= EXERCISE =
Repeat every line of the data exactly, but not the pictures.

= INFORMATION SHOWN =
____________________

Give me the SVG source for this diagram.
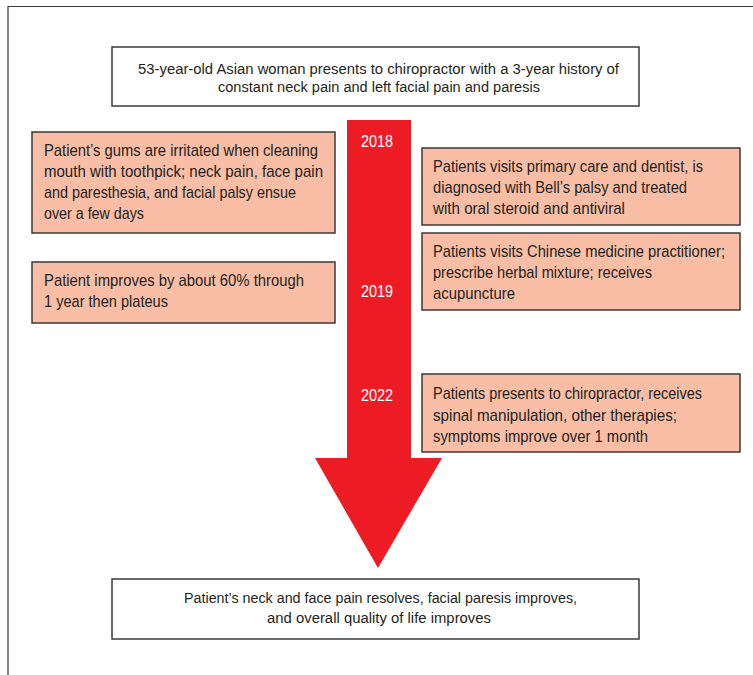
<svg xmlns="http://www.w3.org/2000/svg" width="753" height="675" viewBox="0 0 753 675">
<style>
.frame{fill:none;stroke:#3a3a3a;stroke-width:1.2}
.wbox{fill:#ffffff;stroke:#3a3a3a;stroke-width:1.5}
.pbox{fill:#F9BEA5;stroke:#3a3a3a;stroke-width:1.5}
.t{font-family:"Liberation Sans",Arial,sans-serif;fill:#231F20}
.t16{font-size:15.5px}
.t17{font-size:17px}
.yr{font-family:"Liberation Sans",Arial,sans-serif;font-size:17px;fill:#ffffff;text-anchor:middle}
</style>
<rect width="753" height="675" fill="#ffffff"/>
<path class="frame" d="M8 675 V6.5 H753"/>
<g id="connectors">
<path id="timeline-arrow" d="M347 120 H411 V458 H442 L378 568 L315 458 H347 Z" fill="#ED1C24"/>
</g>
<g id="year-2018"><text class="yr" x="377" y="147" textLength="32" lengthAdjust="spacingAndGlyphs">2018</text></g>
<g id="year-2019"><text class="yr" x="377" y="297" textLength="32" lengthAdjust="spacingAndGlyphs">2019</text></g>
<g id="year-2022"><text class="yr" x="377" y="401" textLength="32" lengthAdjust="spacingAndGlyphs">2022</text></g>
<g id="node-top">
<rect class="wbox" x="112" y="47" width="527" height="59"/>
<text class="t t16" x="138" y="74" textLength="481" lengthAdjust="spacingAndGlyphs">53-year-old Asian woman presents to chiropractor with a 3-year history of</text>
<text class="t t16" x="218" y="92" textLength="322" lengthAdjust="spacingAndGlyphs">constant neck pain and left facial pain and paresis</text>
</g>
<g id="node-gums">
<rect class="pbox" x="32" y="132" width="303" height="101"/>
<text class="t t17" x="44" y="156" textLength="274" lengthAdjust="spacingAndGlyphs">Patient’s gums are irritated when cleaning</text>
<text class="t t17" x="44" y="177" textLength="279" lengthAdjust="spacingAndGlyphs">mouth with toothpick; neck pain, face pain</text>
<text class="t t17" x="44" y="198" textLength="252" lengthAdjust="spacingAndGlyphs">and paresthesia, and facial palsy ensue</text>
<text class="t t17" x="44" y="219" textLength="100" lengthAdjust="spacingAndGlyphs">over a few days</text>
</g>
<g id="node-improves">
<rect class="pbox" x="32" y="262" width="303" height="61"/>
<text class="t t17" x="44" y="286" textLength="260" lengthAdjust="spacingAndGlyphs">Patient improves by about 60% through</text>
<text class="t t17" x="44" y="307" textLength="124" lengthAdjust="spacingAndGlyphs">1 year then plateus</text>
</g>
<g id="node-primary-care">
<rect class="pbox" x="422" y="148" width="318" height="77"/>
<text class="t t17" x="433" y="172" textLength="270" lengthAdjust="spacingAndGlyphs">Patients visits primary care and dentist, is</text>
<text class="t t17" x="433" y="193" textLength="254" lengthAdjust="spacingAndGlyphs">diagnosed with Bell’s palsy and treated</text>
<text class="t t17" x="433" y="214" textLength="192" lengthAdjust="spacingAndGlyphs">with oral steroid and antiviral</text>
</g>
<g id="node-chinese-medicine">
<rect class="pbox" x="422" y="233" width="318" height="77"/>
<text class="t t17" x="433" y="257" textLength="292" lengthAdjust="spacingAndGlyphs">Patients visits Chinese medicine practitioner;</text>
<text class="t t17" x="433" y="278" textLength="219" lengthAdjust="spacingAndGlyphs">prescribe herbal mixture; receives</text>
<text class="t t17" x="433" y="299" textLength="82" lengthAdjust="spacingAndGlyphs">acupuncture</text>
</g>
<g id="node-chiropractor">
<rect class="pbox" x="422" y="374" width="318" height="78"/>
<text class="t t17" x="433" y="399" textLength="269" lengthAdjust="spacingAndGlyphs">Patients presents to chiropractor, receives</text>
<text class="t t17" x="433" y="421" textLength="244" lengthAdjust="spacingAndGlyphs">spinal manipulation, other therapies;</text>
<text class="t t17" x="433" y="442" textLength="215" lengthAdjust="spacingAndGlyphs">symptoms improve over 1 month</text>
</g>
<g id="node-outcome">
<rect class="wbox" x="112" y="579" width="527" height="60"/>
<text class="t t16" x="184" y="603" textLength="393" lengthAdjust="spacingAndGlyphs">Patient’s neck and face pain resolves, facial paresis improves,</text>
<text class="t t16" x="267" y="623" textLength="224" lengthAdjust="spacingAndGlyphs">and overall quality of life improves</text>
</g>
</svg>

____________________

= EXERCISE ANSWER =
Give me the SVG source for this diagram.
<svg xmlns="http://www.w3.org/2000/svg" width="753" height="675" viewBox="0 0 753 675">
<style>
.frame{fill:none;stroke:#3a3a3a;stroke-width:1.2}
.wbox{fill:#ffffff;stroke:#3a3a3a;stroke-width:1.5}
.pbox{fill:#F9BEA5;stroke:#3a3a3a;stroke-width:1.5}
.t{font-family:"Liberation Sans",Arial,sans-serif;fill:#231F20}
.t16{font-size:15.5px}
.t17{font-size:17px}
.yr{font-family:"Liberation Sans",Arial,sans-serif;font-size:17px;fill:#ffffff;text-anchor:middle}
</style>
<rect width="753" height="675" fill="#ffffff"/>
<path class="frame" d="M8 675 V6.5 H753"/>
<g id="connectors">
<path id="timeline-arrow" d="M347 120 H411 V458 H442 L378 568 L315 458 H347 Z" fill="#ED1C24"/>
</g>
<g id="year-2018"><text class="yr" x="377" y="147" textLength="32" lengthAdjust="spacingAndGlyphs">2018</text></g>
<g id="year-2019"><text class="yr" x="377" y="297" textLength="32" lengthAdjust="spacingAndGlyphs">2019</text></g>
<g id="year-2022"><text class="yr" x="377" y="401" textLength="32" lengthAdjust="spacingAndGlyphs">2022</text></g>
<g id="node-top">
<rect class="wbox" x="112" y="47" width="527" height="59"/>
<text class="t t16" x="138" y="74" textLength="481" lengthAdjust="spacingAndGlyphs">53-year-old Asian woman presents to chiropractor with a 3-year history of</text>
<text class="t t16" x="218" y="92" textLength="322" lengthAdjust="spacingAndGlyphs">constant neck pain and left facial pain and paresis</text>
</g>
<g id="node-gums">
<rect class="pbox" x="32" y="132" width="303" height="101"/>
<text class="t t17" x="44" y="156" textLength="274" lengthAdjust="spacingAndGlyphs">Patient’s gums are irritated when cleaning</text>
<text class="t t17" x="44" y="177" textLength="279" lengthAdjust="spacingAndGlyphs">mouth with toothpick; neck pain, face pain</text>
<text class="t t17" x="44" y="198" textLength="252" lengthAdjust="spacingAndGlyphs">and paresthesia, and facial palsy ensue</text>
<text class="t t17" x="44" y="219" textLength="100" lengthAdjust="spacingAndGlyphs">over a few days</text>
</g>
<g id="node-improves">
<rect class="pbox" x="32" y="262" width="303" height="61"/>
<text class="t t17" x="44" y="286" textLength="260" lengthAdjust="spacingAndGlyphs">Patient improves by about 60% through</text>
<text class="t t17" x="44" y="307" textLength="124" lengthAdjust="spacingAndGlyphs">1 year then plateus</text>
</g>
<g id="node-primary-care">
<rect class="pbox" x="422" y="148" width="318" height="77"/>
<text class="t t17" x="433" y="172" textLength="270" lengthAdjust="spacingAndGlyphs">Patients visits primary care and dentist, is</text>
<text class="t t17" x="433" y="193" textLength="254" lengthAdjust="spacingAndGlyphs">diagnosed with Bell’s palsy and treated</text>
<text class="t t17" x="433" y="214" textLength="192" lengthAdjust="spacingAndGlyphs">with oral steroid and antiviral</text>
</g>
<g id="node-chinese-medicine">
<rect class="pbox" x="422" y="233" width="318" height="77"/>
<text class="t t17" x="433" y="257" textLength="292" lengthAdjust="spacingAndGlyphs">Patients visits Chinese medicine practitioner;</text>
<text class="t t17" x="433" y="278" textLength="219" lengthAdjust="spacingAndGlyphs">prescribe herbal mixture; receives</text>
<text class="t t17" x="433" y="299" textLength="82" lengthAdjust="spacingAndGlyphs">acupuncture</text>
</g>
<g id="node-chiropractor">
<rect class="pbox" x="422" y="374" width="318" height="78"/>
<text class="t t17" x="433" y="399" textLength="269" lengthAdjust="spacingAndGlyphs">Patients presents to chiropractor, receives</text>
<text class="t t17" x="433" y="421" textLength="244" lengthAdjust="spacingAndGlyphs">spinal manipulation, other therapies;</text>
<text class="t t17" x="433" y="442" textLength="215" lengthAdjust="spacingAndGlyphs">symptoms improve over 1 month</text>
</g>
<g id="node-outcome">
<rect class="wbox" x="112" y="579" width="527" height="60"/>
<text class="t t16" x="184" y="603" textLength="393" lengthAdjust="spacingAndGlyphs">Patient’s neck and face pain resolves, facial paresis improves,</text>
<text class="t t16" x="267" y="623" textLength="224" lengthAdjust="spacingAndGlyphs">and overall quality of life improves</text>
</g>
</svg>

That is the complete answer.